### Exercise aim
Output exactly the lines from the line containing "Recreate this image" through the line containing "color=transparent!0, right color=transparent!100]", inclusive, and omit any pictures.
######
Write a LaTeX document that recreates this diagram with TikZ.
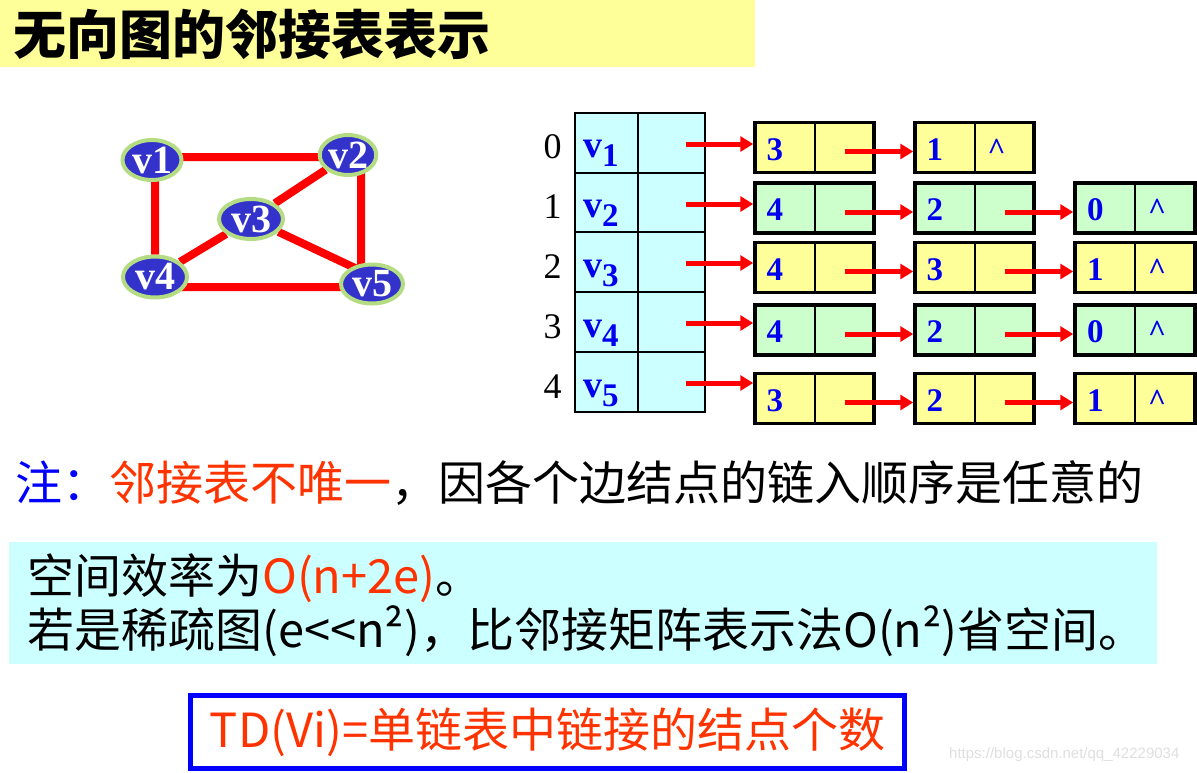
\documentclass[tikz,border=0pt]{standalone}
\usepackage{fontspec}
\setmainfont{Liberation Serif}
\newfontfamily\cjk{Noto Sans CJK SC}
\newfontfamily\wmfont{Liberation Sans}
\usetikzlibrary{shapes.geometric,arrows.meta,calc,backgrounds}
\definecolor{titlebg}{HTML}{FFFF99}
\definecolor{headc}{HTML}{CCFFFF}
\definecolor{lyel}{HTML}{FFFF99}
\definecolor{lgrn}{HTML}{CCFFCC}
\definecolor{vfill}{HTML}{3333CC}
\definecolor{vring}{HTML}{B4DC82}
\definecolor{hot}{HTML}{FF3300}
\definecolor{ink}{HTML}{0000EE}
\newcommand\lcell[2]{\makebox[44pt][l]{#1}\makebox[52pt]{#2}}
\newcommand\nullmark{\raisebox{1pt}{\fontsize{31}{31}\selectfont\textasciicircum}}
\newcommand\vsub[1]{v\raisebox{-9pt}{\fontsize{33}{33}\selectfont #1}}
\begin{document}
\begin{tikzpicture}[x=1pt,y=-1pt,
  vert/.style={ellipse,draw=vring,line width=4pt,fill=vfill,text=white,inner sep=0pt,
    font=\fontsize{40}{40}\selectfont\bfseries},
  edge/.style={red,line width=8pt},
  hcell/.style={draw,line width=1.5pt,fill=headc,minimum height=60pt,inner sep=0pt},
  lnode/.style={draw,line width=3.5pt,fill=#1,minimum width=119pt,minimum height=50pt,inner sep=0pt,
    text height=25pt,text depth=0pt,text=ink,font=\fontsize{33}{33}\selectfont\bfseries,
    path picture={\draw[draw=black,line width=2pt] (path picture bounding box.north) -- (path picture bounding box.south);}},
  ptr/.style={red,line width=5pt,-{Triangle[length=13pt,width=15pt]}},
  idx/.style={anchor=base,inner sep=0pt,font=\fontsize{36}{36}\selectfont},
  vname/.style={anchor=base west,inner sep=0pt,text=ink,font=\fontsize{38}{38}\selectfont\bfseries},
  cjktxt/.style={anchor=base west,inner sep=0pt,font=\cjk\fontsize{47}{47}\selectfont}]
\useasboundingbox (0,0) rectangle (1197,772);
% title bar
\fill[titlebg] (0,0) rectangle (755,67);
\node[anchor=base west,inner sep=0pt,font=\cjk\bfseries\fontsize{53}{53}\selectfont] (title) at (13,54) {无向图的邻接表表示};
% graph
\node[vert,minimum width=59pt,minimum height=40pt] (v1) at (152,160) {v1};
\node[vert,minimum width=56pt,minimum height=40pt] (v2) at (348,155) {v2};
\node[vert,minimum width=64pt,minimum height=40pt] (v3) at (251,219) {v3};
\node[vert,minimum width=64pt,minimum height=41pt] (v4) at (155,277) {v4};
\node[vert,minimum width=62pt,minimum height=39pt] (v5) at (372,284) {v5};
\begin{scope}[on background layer]
\draw[edge] ($(v1)+(0,-3)$) -- ($(v2)+(0,2)$) ($(v1)+(3,0)$) -- (v4)
  ($(v2)+(13,0)$) -- ($(v5)+(-11,0)$) ($(v4)+(0,10)$) -- ($(v5)+(0,3)$)
  (v3) -- (v2) (v3) -- (v4) (v3) -- ($(v5)+(0,-8)$);
\end{scope}
% head table
\node[hcell,minimum width=63pt] (h0a) at (606.5,143) {};
\node[hcell,minimum width=67pt] (h0b) at (671.5,143) {};
\node[hcell,minimum width=63pt] (h1a) at (606.5,203) {};
\node[hcell,minimum width=67pt] (h1b) at (671.5,203) {};
\node[hcell,minimum width=63pt] (h2a) at (606.5,262) {};
\node[hcell,minimum width=67pt] (h2b) at (671.5,262) {};
\node[hcell,minimum width=63pt] (h3a) at (606.5,322) {};
\node[hcell,minimum width=67pt] (h3b) at (671.5,322) {};
\node[hcell,minimum width=63pt] (h4a) at (606.5,382) {};
\node[hcell,minimum width=67pt] (h4b) at (671.5,382) {};
\node[idx] (i0) at (552.5,158) {0};
\node[idx] (i1) at (552.5,218) {1};
\node[idx] (i2) at (552.5,278) {2};
\node[idx] (i3) at (552.5,338) {3};
\node[idx] (i4) at (552.5,398) {4};
\node[vname] (t0) at (583,157) {\vsub{1}};
\node[vname] (t1) at (583,217) {\vsub{2}};
\node[vname] (t2) at (583,277) {\vsub{3}};
\node[vname] (t3) at (583,337) {\vsub{4}};
\node[vname] (t4) at (583,397) {\vsub{5}};
% edge lists
\node[lnode=lyel] (n00) at (814.5,147.5) {\lcell{3}{}};
\node[lnode=lyel] (n01) at (974.5,147.5) {\lcell{1}{\nullmark}};
\node[lnode=lgrn] (n10) at (814.5,208) {\lcell{4}{}};
\node[lnode=lgrn] (n11) at (974.5,208) {\lcell{2}{}};
\node[lnode=lgrn,minimum width=120pt] (n12) at (1135,208) {\lcell{0}{\nullmark}};
\node[lnode=lyel] (n20) at (814.5,267.5) {\lcell{4}{}};
\node[lnode=lyel] (n21) at (974.5,267.5) {\lcell{3}{}};
\node[lnode=lyel,minimum width=120pt] (n22) at (1135,267.5) {\lcell{1}{\nullmark}};
\node[lnode=lgrn] (n30) at (814.5,330) {\lcell{4}{}};
\node[lnode=lgrn] (n31) at (974.5,330) {\lcell{2}{}};
\node[lnode=lgrn,minimum width=120pt] (n32) at (1135,330) {\lcell{0}{\nullmark}};
\node[lnode=lyel] (n40) at (814.5,398.5) {\lcell{3}{}};
\node[lnode=lyel] (n41) at (974.5,398.5) {\lcell{2}{}};
\node[lnode=lyel,minimum width=120pt] (n42) at (1135,398.5) {\lcell{1}{\nullmark}};
% pointers
\coordinate (s0) at ($(h0b)+(14,1)$);
\coordinate (s1) at ($(h1b)+(14,1)$);
\coordinate (s2) at ($(h2b)+(14,1)$);
\coordinate (s3) at ($(h3b)+(14,1)$);
\coordinate (s4) at ($(h4b)+(14,1)$);
\draw[ptr] (s0) -- (s0 -| n00.west);
\draw[ptr] (s1) -- (s1 -| n10.west);
\draw[ptr] (s2) -- (s2 -| n20.west);
\draw[ptr] (s3) -- (s3 -| n30.west);
\draw[ptr] (s4) -- (s4 -| n40.west);
\draw[ptr] ($(n00)+(30,4)$) -- ($(n01.west)+(0,4)$);
\draw[ptr] ($(n10)+(30,4)$) -- ($(n11.west)+(0,4)$);
\draw[ptr] ($(n20)+(30,4)$) -- ($(n21.west)+(0,4)$);
\draw[ptr] ($(n30)+(30,4)$) -- ($(n31.west)+(0,4)$);
\draw[ptr] ($(n40)+(30,4)$) -- ($(n41.west)+(0,4)$);
\draw[ptr] ($(n11)+(30,4)$) -- ($(n12.west)+(0,4)$);
\draw[ptr] ($(n21)+(30,4)$) -- ($(n22.west)+(0,4)$);
\draw[ptr] ($(n31)+(30,4)$) -- ($(n32.west)+(0,4)$);
\draw[ptr] ($(n41)+(30,4)$) -- ($(n42.west)+(0,4)$);
% notes
\node[cjktxt] (note) at (15,500) {\textcolor{blue}{注：}\textcolor{hot}{邻接表不唯一}，因各个边结点的链入顺序是任意的};
\fill[headc] (9,542) rectangle (1157,664);
\node[cjktxt] (eff1) at (27,593) {空间效率为\textcolor{hot}{O(n+2e)}。};
\node[cjktxt] (eff2) at (27,647) {若是稀疏图(e<<n²)，比邻接矩阵表示法O(n²)省空间。};
\node[draw=blue,line width=5pt,minimum width=714pt,minimum height=73pt,inner sep=0pt,text=hot,
  font=\cjk\fontsize{47}{47}\selectfont] (td) at (547.5,732) {TD(Vi)=单链表中链接的结点个数};
\node[anchor=base west,inner sep=0pt,text=gray!25,font=\wmfont\fontsize{15}{15}\selectfont] (wm) at (949,758) {https://blog.csdn.net/qq\_42229034};
\end{tikzpicture}
\end{document}
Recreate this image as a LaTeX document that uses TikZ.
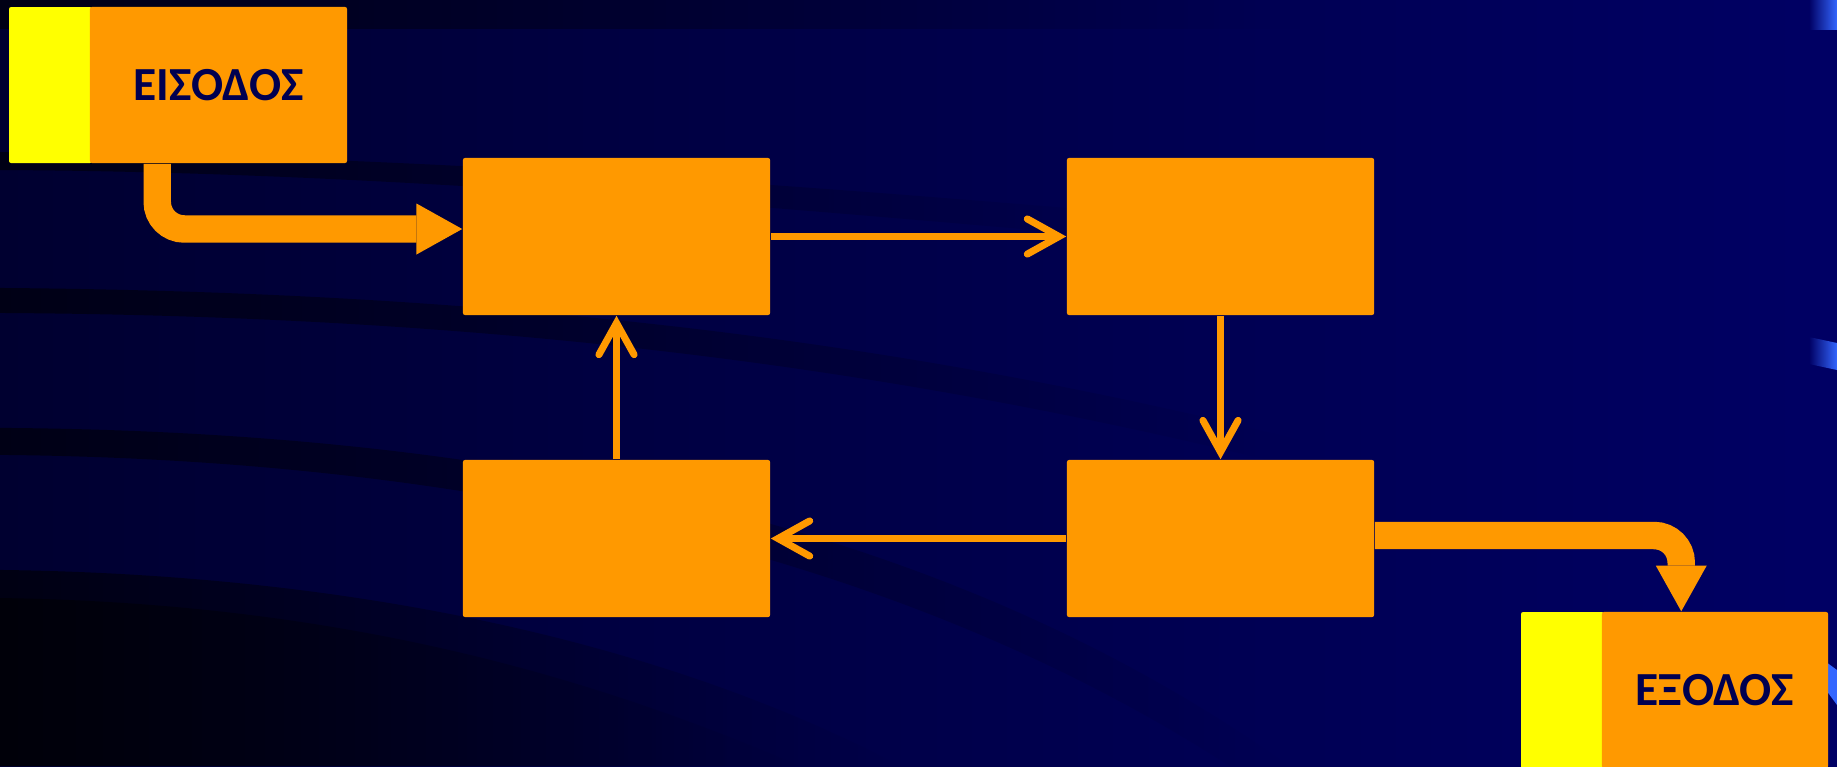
\documentclass[tikz,border=0pt]{standalone}
\usepackage{fontspec}
\setmainfont{Carlito}
\usepackage{tikz}
\usetikzlibrary{arrows.meta,calc,fadings}

\definecolor{boxorange}{RGB}{255,153,0}
\definecolor{stripyellow}{RGB}{255,255,0}
\definecolor{navytext}{RGB}{0,0,80}
\definecolor{bgleft}{RGB}{0,0,48}
\definecolor{bgright}{RGB}{0,0,100}
\definecolor{edgeblue}{RGB}{51,102,255}
\tikzfading[name=faderight, left color=transparent!0, right color=transparent!100]

\begin{document}
\begin{tikzpicture}[x=0.01cm, y=-0.01cm,
    stage/.style={shape=rectangle, fill=boxorange, rounded corners=0.6pt, minimum width=3.07cm, minimum height=1.57cm, inner sep=0pt},
    port/.style={shape=rectangle, fill=boxorange, rounded corners=0.6pt, minimum width=2.57cm, minimum height=1.56cm, inner sep=0pt, text=navytext, font=\bfseries\fontsize{13.5}{16}\selectfont},
    flow/.style={draw=boxorange, line width=2pt, -{Straight Barb[length=9pt, width=10pt, line cap=round]}},
    pipe/.style={draw=boxorange, line width=7.8pt, rounded corners=7.7pt, -{Triangle[length=13pt, width=14.5pt, line width=0pt]}},
    band/.style={fill=black, fill opacity=#1, path fading=faderight}]
\useasboundingbox (0,0) rectangle (1837,766);
\clip (0,0) rectangle (1837,766);
% background and dark bands
\shade[left color=bgleft, middle color=bgright!85!bgleft, right color=bgright] (0,0) rectangle (1837,766);
\fill[band=0.55] (0,0) rectangle (1300,29);
\fill[band=0.55] (0,152) .. controls (400,155) and (800,185) .. (1150,215) -- (1150,240) .. controls (800,210) and (400,172) .. (0,170) -- cycle;
\fill[band=0.55] (0,288) .. controls (500,292) and (900,340) .. (1300,440) -- (1300,468) .. controls (900,368) and (500,316) .. (0,313) -- cycle;
\fill[band=0.55] (0,428) .. controls (600,432) and (1000,560) .. (1290,766) -- (1230,766) .. controls (950,585) and (550,460) .. (0,455) -- cycle;
\fill[band=0.6] (0,570) .. controls (400,575) and (700,660) .. (900,766) -- (0,766) -- cycle;
\fill[band=0.5] (0,598) .. controls (350,603) and (600,680) .. (800,766) -- (0,766) -- cycle;
\shade[left color=bgright, right color=edgeblue] (1809,0) rectangle (1837,29);
\shade[left color=bgright, right color=edgeblue] (1809,337) -- (1837,343) -- (1837,370) -- (1809,364) -- cycle;
\fill[edgeblue] (1826,662) -- (1837,670) -- (1837,705) -- (1826,690) -- cycle;

\node[stage] at (616.5,236.5) (B1) {};
    \node[stage] at (1220.5,236.5) (B2) {};
    \node[stage] at (616.5,538.5) (B3) {};
    \node[stage] at (1220.5,538.5) (B4) {};
    \fill[stripyellow, rounded corners=0.6pt] (9,7) rectangle (92,163);
    \node[port] at (218.5,85) (IN) {ΕΙΣΟΔΟΣ};
    \fill[stripyellow, rounded corners=0.6pt] (1521,612) rectangle (1604,780);
    \node[port, minimum width=2.26cm] at (1715,690) (OUT) {ΕΞΟΔΟΣ};
    \coordinate (INdrop) at ($(IN.south west)+(68,0)$);
    \coordinate (OUTtop) at ($(OUT.north west)+(80,0)$);
    \path [pipe] (INdrop) |- ($(B1.west)+(0,-7.5)$);
    \path [pipe] ($(B4.east)+(0,-3)$) -| (OUTtop);
    \path [flow] (B1) edge (B2) (B2) edge (B4) (B4) edge (B3) (B3) edge (B1);
\end{tikzpicture}
\end{document}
######
### Correct result
Recreate this image as a LaTeX document that uses TikZ.
\documentclass[tikz,border=0pt]{standalone}
\usepackage{fontspec}
\setmainfont{Carlito}
\usepackage{tikz}
\usetikzlibrary{arrows.meta,calc,fadings}

\definecolor{boxorange}{RGB}{255,153,0}
\definecolor{stripyellow}{RGB}{255,255,0}
\definecolor{navytext}{RGB}{0,0,80}
\definecolor{bgleft}{RGB}{0,0,48}
\definecolor{bgright}{RGB}{0,0,100}
\definecolor{edgeblue}{RGB}{51,102,255}
\tikzfading[name=faderight, left color=transparent!0, right color=transparent!100]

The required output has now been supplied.